Albany-based New York Regional Interconnect Inc. says the proposed 200-mile, $1.6 billion line from the Utica area to the lower Hudson Valley would deliver electricity to an area where power demand is expected to outstrip supply in a few years.
In October, Gov. George Pataki created a major obstacle to the project by signing a law restricting NYRI's use of eminent domain. Without the ability to force property sales, the company would have little chance of securing all the necessary land to complete the line, project manager Bill May said.
In a suit to be filed in federal court in Albany Thursday, NYRI contends the law discriminates against the company and violates its rights under the U.S. Constitution. NYRI also argues that the new law infringes its rights to equal protection and due process.
"The law seeks to individually punish NYRI for a project intended for a public need," May said.
A number of upstate New York public officials have opposed the project. They argue the proposed route through many small upstate communities would affect scenic areas and harm both the environment and local economic development. They also contend upstate residents would see their electric bills rise as more power is directed to the New York City area.
"From a public policy standpoint, a for-profit company should not have the right of eminent domain where they raise the rates of constituents upstate and lower the rates of constituents downstate," said state Sen. John Bonacic, an Orange County Republican.
Bonacic said lawyers for the Legislature and Pataki reviewed the statute and determined it was constitutional.
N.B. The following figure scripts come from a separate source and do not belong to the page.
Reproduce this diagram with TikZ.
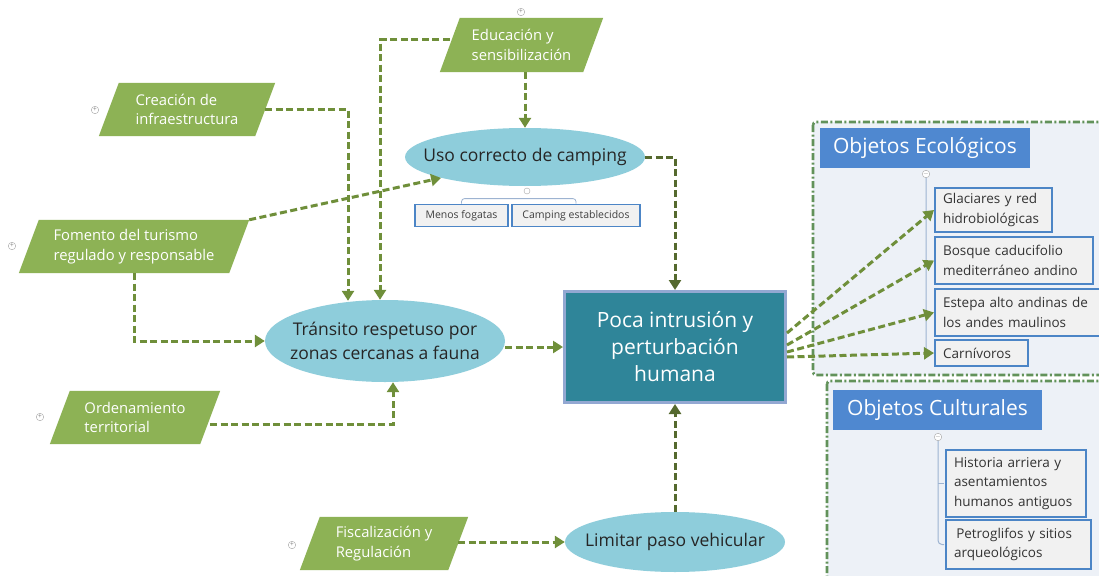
\documentclass[tikz,border=0pt]{standalone}
\usepackage{fontspec}
\setmainfont{Open Sans}
\usetikzlibrary{arrows.meta,calc,shapes.geometric,backgrounds}
\definecolor{pgreen}{HTML}{8DB255}
\definecolor{lgreen}{HTML}{6F8F3A}
\definecolor{dgreen}{HTML}{55692E}
\definecolor{ellfill}{HTML}{8ECDDB}
\definecolor{pocafill}{HTML}{2F8599}
\definecolor{pocaborder}{HTML}{93A8D2}
\definecolor{grpfill}{HTML}{EDF1F7}
\definecolor{grpline}{HTML}{62925A}
\definecolor{titlefill}{HTML}{4F88D0}
\definecolor{itemline}{HTML}{4C85C6}
\definecolor{itemfill}{HTML}{F1F1F1}
\definecolor{treeline}{HTML}{9DB3D1}
\newcommand\parashape[1]{\fill[pgreen] ($(#1.north west)+(10,0)$) -- ($(#1.north east)+(10,0)$) -- ($(#1.south east)+(-10,0)$) -- ($(#1.south west)+(-10,0)$) -- cycle;}
\tikzset{
  para/.style={align=left, text=white, inner sep=0pt, minimum height=53pt, font=\fontsize{14.8}{19.5}\selectfont},
  ell/.style={ellipse, fill=ellfill, inner sep=0pt},
  elltext/.style={align=center, text=black!85, inner sep=0pt, font=\fontsize{17.5}{24}\selectfont},
  title/.style={fill=titlefill, text=white, minimum height=40pt, inner sep=0pt, font=\fontsize{21}{25}\selectfont},
  item/.style={draw=itemline, line width=2pt, fill=itemfill, align=left, anchor=north west, text=black!80, inner xsep=8pt, inner ysep=0pt, font=\fontsize{13.5}{19.5}\selectfont},
  sub/.style={draw=itemline, line width=1.8pt, fill=itemfill, text=black!75, minimum height=22pt, inner xsep=3pt, inner ysep=0pt, font=\fontsize{10.5}{12}\selectfont},
  conn/.style={draw=lgreen, line width=3pt, dash pattern=on 7pt off 3.5pt, -{Triangle[length=10pt,width=12pt]}},
  dconn/.style={conn, draw=dgreen},
  grp/.style={draw=grpline, line width=2.6pt, dash pattern=on 7pt off 2.5pt on 2pt off 2.5pt, fill=grpfill, rounded corners=3pt},
  cmark/.style={circle, draw=gray!70, fill=white, inner sep=0pt, minimum size=7.5pt, text=gray, font=\fontsize{6.5}{6.5}\selectfont},
  tree/.style={draw=treeline, line width=1pt, rounded corners=4pt}
}
\begin{document}
\begin{tikzpicture}[x=1pt,y=-1pt]
\begin{scope}[on background layer]
\fill[white] (0,0) rectangle (1099,575);
\end{scope}
\useasboundingbox (0,0) rectangle (1099,575);

% groups
\draw[grp] (813,122) rectangle (1110,375);
\draw[grp] (827,381) rectangle (1110,585);
\node[title, minimum width=210pt] (ecot) at (925,148) {Objetos Ecológicos};
\node[title, minimum width=209pt] (cult) at (937.5,410) {Objetos Culturales};

% items
\node[item, minimum height=44pt, text width=101pt] (gla) at (934,187) {Glaciares y red\\hidrobiológicas};
\node[item, minimum height=47pt, text width=142pt] (bos) at (934,236) {Bosque caducifolio\\mediterráneo andino};
\node[item, minimum height=47pt, text width=154pt] (est) at (934,288) {Estepa alto andinas de\\los andes maulinos};
\node[item, minimum height=26pt, text width=77pt] (car) at (934,339) {Carnívoros};
\node[item, minimum height=67pt, text width=124pt] (his) at (945,449) {Historia arriera y\\asentamientos\\humanos antiguos};
\node[item, minimum height=49pt, text width=129pt] (pet) at (945,519) {\,Petroglifos y sitios\\arqueológicos};

% trees
\node[cmark] (em) at (926,174) {$-$};
\node[cmark] (cm) at (938,437) {$-$};
\draw[tree] (em.south) |- ($(car.west)+(-1,0)$);
\draw[tree] (cm.south) |- ($(pet.west)+(-1,0)$);
\draw[tree] (cm.south |- his.west) -- ($(his.west)+(-1,0)$);

% parallelograms
\node[para, minimum width=143pt, minimum height=54pt] (edu) at (521.5,45) {Educación y\\sensibilización};
\node[para, minimum width=156pt] (cre) at (187,109.5) {Creación de\\infraestructura};
\node[para, minimum width=210pt] (fom) at (134,246.5) {Fomento del turismo\\regulado y responsable};
\node[para, minimum width=150pt] (ord) at (135,417.5) {Ordenamiento\\territorial};
\node[para, minimum width=148pt] (fis) at (384,543.5) {Fiscalización y\\Regulación};
\begin{scope}[on background layer]
\parashape{edu}\parashape{cre}\parashape{fom}\parashape{ord}\parashape{fis}
\end{scope}

\node[cmark] (m1) at (521,12) {+};
\node[cmark] (m2) at (95,110) {+};
\node[cmark] (m3) at (12,246) {+};
\node[cmark] (m4) at (40,417) {+};
\node[cmark] (m5) at (292,545) {+};

% ellipses
\node[ell, minimum width=240pt, minimum height=58pt] (uso) at (525,157) {};
\node[elltext] (usot) at (uso.center) {Uso correcto de camping};
\node[ell, minimum width=240pt, minimum height=82pt] (tra) at (385,341) {};
\node[elltext] (trat) at (tra.center) {Tránsito respetuso por\\zonas cercanas a fauna};
\node[ell, minimum width=220pt, minimum height=60pt] (lim) at (675,542) {};
\node[elltext] (limt) at (lim.center) {Limitar paso vehicular};

% camping subitems
\node[sub, minimum width=93pt] (mf) at (461.5,215.5) {Menos fogatas};
\node[sub, minimum width=128pt] (ce) at (576,215.5) {Camping establecidos};
\node[cmark, minimum size=6pt] (um) at (527,191) {};
\draw[tree, line width=0.8pt, rounded corners=3pt] (mf.north) -- ++(0,-5) -| (ce.north);

% central box
\node[draw=pocaborder, line width=3pt, fill=pocafill, minimum width=221pt, minimum height=111pt, text=white, align=center, inner sep=0pt, font=\fontsize{21}{27}\selectfont] (poca) at (675,347) {Poca intrusión y\\perturbación\\humana};

% connectors
\draw[conn] ($(edu.west)+(0,-5)$) -| ($(tra.north)+(-5,0)$);
\draw[conn] (cre.east) -| ($(tra.north)+(-37,1)$);
\draw[conn] (uso.north |- edu.south) -- (uso.north);
\draw[conn] ($(fom.north east)+(10,0)$) -- (uso.194);
\draw[conn] (fom.south) |- (tra.west);
\draw[conn] ($(ord.east)+(0,7)$) -| ($(tra.south)+(8,0)$);
\draw[conn] (tra.east |- poca.west) -- (poca.west);
\draw[dconn] (uso.east) -| (poca.north);
\draw[dconn] (lim.north) -- (poca.south);
\draw[conn] (fis.east |- lim.west) -- (lim.west);
\draw[conn] ($(poca.east)+(0,-14)$) -- (gla.west);
\draw[conn] ($(poca.east)+(0,-2)$) -- (bos.west);
\draw[conn] ($(poca.east)+(0,5)$) -- (est.west);
\draw[conn] ($(poca.east)+(0,10)$) -- (car.west);
\end{tikzpicture}
\end{document}
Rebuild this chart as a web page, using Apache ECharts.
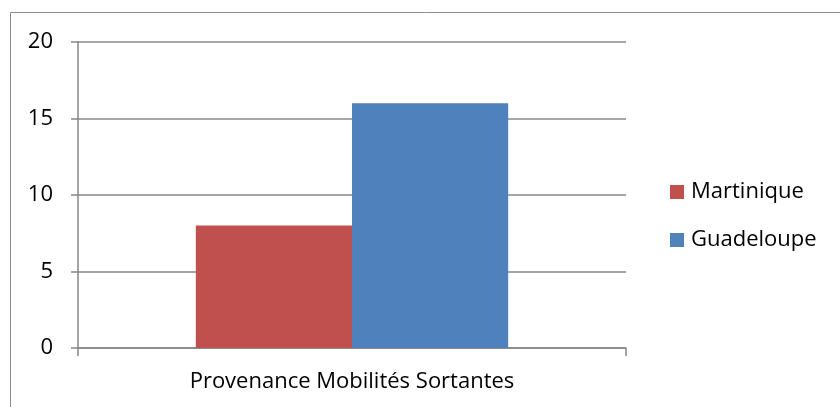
<!DOCTYPE html>
<html>
<head>
<meta charset="utf-8">
<script src="https://cdn.jsdelivr.net/npm/echarts@6/dist/echarts.min.js"></script>
<style>
  html, body { margin: 0; padding: 0; background: #fff; }
  #chart { width: 840px; height: 407px; }
</style>
</head>
<body>
<div id="chart"></div>
<script>
var categories = ['Provenance Mobilités Sortantes'];
var martinique = [8];
var guadeloupe = [16];
var seriesNames = ['Martinique', 'Guadeloupe'];

var chart = echarts.init(document.getElementById('chart'));
var textFont = 'Open Sans';
var gridColor = '#878787';

var option = {
    animation: false,
    graphic: [{
        type: 'rect',
        shape: { x: 10.5, y: 12.5, width: 900, height: 500 },
        style: { fill: 'none', stroke: '#8c8c8c', lineWidth: 1 }
    }],
    grid: { left: 78, right: 214, top: 42, bottom: 59, containLabel: false },
    legend: {
        orient: 'vertical',
        left: 665,
        top: 175,
        itemWidth: 14,
        itemHeight: 14,
        itemGap: 24,
        icon: 'rect',
        textStyle: { fontFamily: textFont, fontSize: 22, lineHeight: 24, color: '#000', padding: [0, 0, 0, 2] },
        data: seriesNames
    },
    xAxis: {
        type: 'category',
        data: categories,
        axisLine: { lineStyle: { color: gridColor, width: 1.5 } },
        axisTick: { show: true, length: 8, lineStyle: { color: gridColor, width: 1.5 } },
        axisLabel: { fontFamily: textFont, fontSize: 22, color: '#000', margin: 23 }
    },
    yAxis: {
        type: 'value',
        min: 0, max: 20, interval: 5,
        axisLine: { show: true, lineStyle: { color: gridColor, width: 1.5 } },
        axisTick: { show: true, length: 7, lineStyle: { color: gridColor, width: 1.5 } },
        splitLine: { lineStyle: { color: gridColor, width: 1.5 } },
        axisLabel: { fontFamily: textFont, fontSize: 22, color: '#000', margin: 25 }
    },
    series: [{
        name: seriesNames[0],
        type: 'bar',
        data: martinique,
        barGap: 0,
        barCategoryGap: '43%',
        itemStyle: { color: '#C0504D' }
    }, {
        name: seriesNames[1],
        type: 'bar',
        data: guadeloupe,
        barGap: 0,
        barCategoryGap: '43%',
        itemStyle: { color: '#4F81BD' }
    }]
};
chart.setOption(option);
</script>
</body>
</html>
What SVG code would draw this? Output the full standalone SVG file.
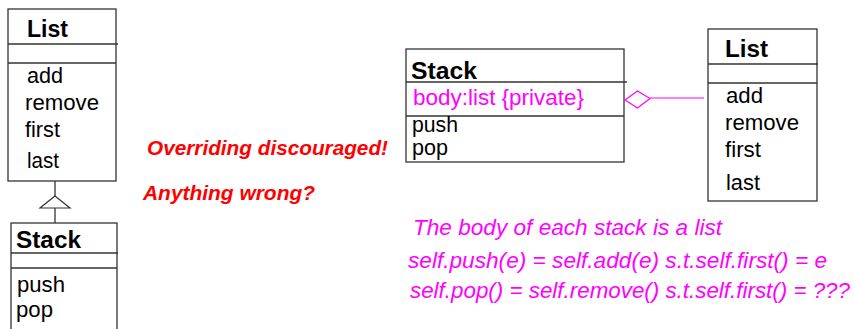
<svg xmlns="http://www.w3.org/2000/svg" width="854" height="329" viewBox="0 0 854 329">
<style>
.box{fill:#fff;stroke:#333;stroke-width:1.3}
.ln{stroke:#333;stroke-width:1.3;fill:none}
.t{font-family:"Liberation Sans",Arial,sans-serif;font-size:21.5px;fill:#000}
.b{font-weight:bold;font-size:23px}
.mg{fill:#ff00ff}
.it{font-style:italic;font-size:22.5px}
.red{font-family:"Liberation Sans",Arial,sans-serif;font-size:20px;font-weight:bold;font-style:italic;fill:#ff0000}
.conn{stroke:#ff00ff;stroke-width:1.2;fill:#fff}
</style>
<rect width="854" height="329" fill="#fff"/>
<g id="list-left">
<rect class="box" x="8" y="9" width="108" height="172"/>
<line class="ln" x1="8" y1="44" x2="118" y2="44"/>
<line class="ln" x1="8" y1="63" x2="116" y2="63"/>
<text class="t b" x="27" y="37" textLength="41" lengthAdjust="spacingAndGlyphs">List</text>
<text class="t" x="27" y="83" textLength="36" lengthAdjust="spacingAndGlyphs">add</text>
<text class="t" x="25" y="110" textLength="74" lengthAdjust="spacingAndGlyphs">remove</text>
<text class="t" x="25" y="137" textLength="35" lengthAdjust="spacingAndGlyphs">first</text>
<text class="t" x="27" y="168" textLength="32" lengthAdjust="spacingAndGlyphs">last</text>
</g>
<g id="stack-left">
<rect class="box" x="11" y="223" width="106" height="120"/>
<line class="ln" x1="11" y1="253" x2="118" y2="253"/>
<line class="ln" x1="11" y1="268" x2="117" y2="268"/>
<text class="t b" x="16" y="248" textLength="65" lengthAdjust="spacingAndGlyphs">Stack</text>
<text class="t" x="17" y="292" textLength="48" lengthAdjust="spacingAndGlyphs">push</text>
<text class="t" x="16" y="317" textLength="37" lengthAdjust="spacingAndGlyphs">pop</text>
</g>
<g id="stack-mid">
<rect class="box" x="406" y="49" width="218" height="113"/>
<line class="ln" x1="406" y1="82" x2="627" y2="82"/>
<line class="ln" x1="406" y1="116" x2="624" y2="116"/>
<text class="t b" x="411" y="79" textLength="66" lengthAdjust="spacingAndGlyphs">Stack</text>
<text class="t mg" x="413" y="105" textLength="171" lengthAdjust="spacingAndGlyphs">body:list {private}</text>
<text class="t" x="412" y="132" textLength="46" lengthAdjust="spacingAndGlyphs">push</text>
<text class="t" x="412" y="155" textLength="36" lengthAdjust="spacingAndGlyphs">pop</text>
</g>
<g id="list-right">
<rect class="box" x="708" y="29" width="109" height="172"/>
<line class="ln" x1="708" y1="64" x2="818" y2="64"/>
<line class="ln" x1="708" y1="83" x2="817" y2="83"/>
<text class="t b" x="725" y="57" textLength="43" lengthAdjust="spacingAndGlyphs">List</text>
<text class="t" x="726" y="103" textLength="37" lengthAdjust="spacingAndGlyphs">add</text>
<text class="t" x="725" y="130" textLength="74" lengthAdjust="spacingAndGlyphs">remove</text>
<text class="t" x="725" y="157" textLength="36" lengthAdjust="spacingAndGlyphs">first</text>
<text class="t" x="726" y="190" textLength="34" lengthAdjust="spacingAndGlyphs">last</text>
</g>
<g id="connectors">
<line class="ln" x1="55" y1="181" x2="55" y2="196"/>
<polygon points="55,196 40,208 70,208" fill="#fff" stroke="#333" stroke-width="1.2"/>
<line class="ln" x1="55" y1="208" x2="55" y2="223"/>
<line x1="650" y1="98" x2="704" y2="98" stroke="#ff00ff" stroke-width="1.2"/>
<polygon class="conn" points="625,100 637.5,91 650,98.5 637.5,108"/>
</g>
<g id="notes">
<text class="red" x="147" y="155" textLength="241" lengthAdjust="spacingAndGlyphs">Overriding discouraged!</text>
<text class="red" x="143" y="200" textLength="172" lengthAdjust="spacingAndGlyphs">Anything wrong?</text>
<text class="t mg it" x="413" y="235" textLength="309" lengthAdjust="spacingAndGlyphs">The body of each stack is a list</text>
<text class="t mg it" x="408" y="268" textLength="419" lengthAdjust="spacingAndGlyphs">self.push(e) = self.add(e) s.t.self.first() = e</text>
<text class="t mg it" x="410" y="298" textLength="440" lengthAdjust="spacingAndGlyphs">self.pop() = self.remove() s.t.self.first() = ???</text>
</g>
</svg>
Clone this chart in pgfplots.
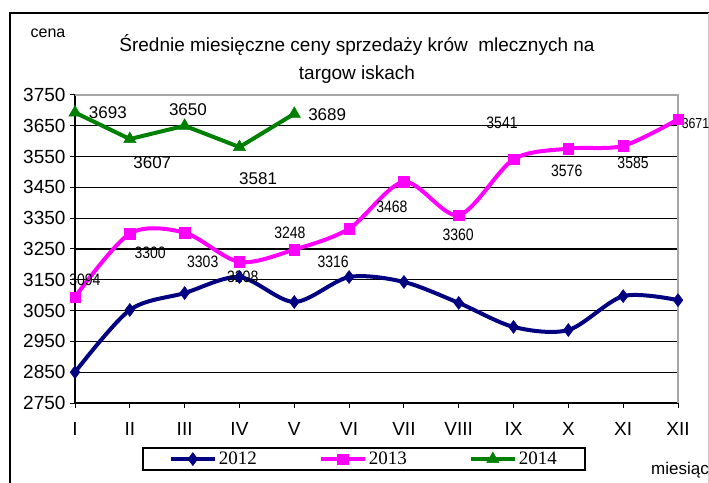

NYRI, a closely held company, said this week it is looking at some alternative routes to comply with an order from the state Public Service Commission, which oversees utilities. The alternatives include a route that follows the state Thruway, May said.
In just two years, the lower Hudson Valley and metropolitan New York will need an extra 500 megawatts of capacity, either from new transmission, new power plants, or energy conservation, according to the New York Independent System Operator, which controls the state's power grid.
In less than five years, the Hudson Valley, New York City and Long Island will need 1,250 megawatts of new capacity and by 2015 that need will grow to 2,250 megawatts. One megawatt is enough power for about 1,000 homes.